The study is by the great Russian composer Mark Savelevich Liburkin (1910-1953), also known as 'The Chess Poet". First published in Wieczerniaja Moskwa 1932.
Great endgame study

boggles my simple mind...
Welcome to the club. This stuff is mind-boggling, even for very strong players. The mechanism of defense against the mating threats is rather staightfoward, but the concept with the three consecutive underpromotions (to knight, bishop and rook respectively) is simply stunning. One of the very finest pieces of chess art ever made.

Wow. I had to think for a while to understand why the third underpromotion had to be a rook. Great stuff. Is this what GM's actually do in their heads OTB, or are these studies just a technical showoff?

The second and third underpromotions are forced. In both cases promoting to a queen draws after 1 ... c1/Q+ 2. Nxc1 Kxc4+ 3. Qxe5 stalemate.

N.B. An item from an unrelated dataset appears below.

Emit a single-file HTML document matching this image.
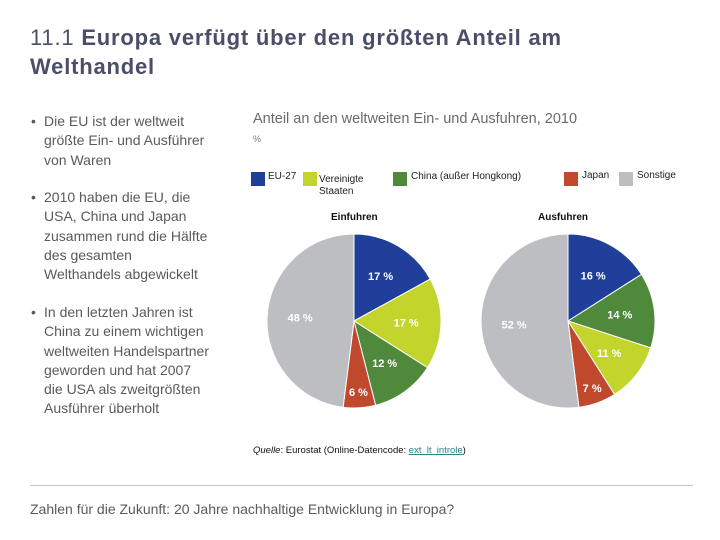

The first too- else white is mated...
Not really important, but Black should play ...Kc4+ before ...c1=Q+, else white does not take on e5 and wins.

lol....that's awesome!
the bishop/rook underpromotions I don't get though
EDit: nvm...already explained

The second and third underpromotions are forced. In both cases promoting to a queen draws after 1 ... c1/Q+ 2. Nxc1 Kxc4I'+ 3. Qxe5 stalemate.
I'm afraid I don't see for what reason Qxe5 is a necessary move in that line (3. Kb2), the move list shows a more accurate order...
This was a most ridiculous study. Incredible, really.
Edit: pfren already said this, my bad. Would rather leave what I have than it just leave the ever ambiguous [COMMENT DELETED]

I followed this to the very end. I like the overall idea of the study, I could never come up with a study such as this, but each move is easy to find. I like this study a lot. Thanks for sharing it.

AMAZING!!! I love this so much. I think the idea of under-promotion is pure beauty. Thank you pfren for this wonderful post. I absolutely love it.
A superb study by Mark Liburkin. White to play and win.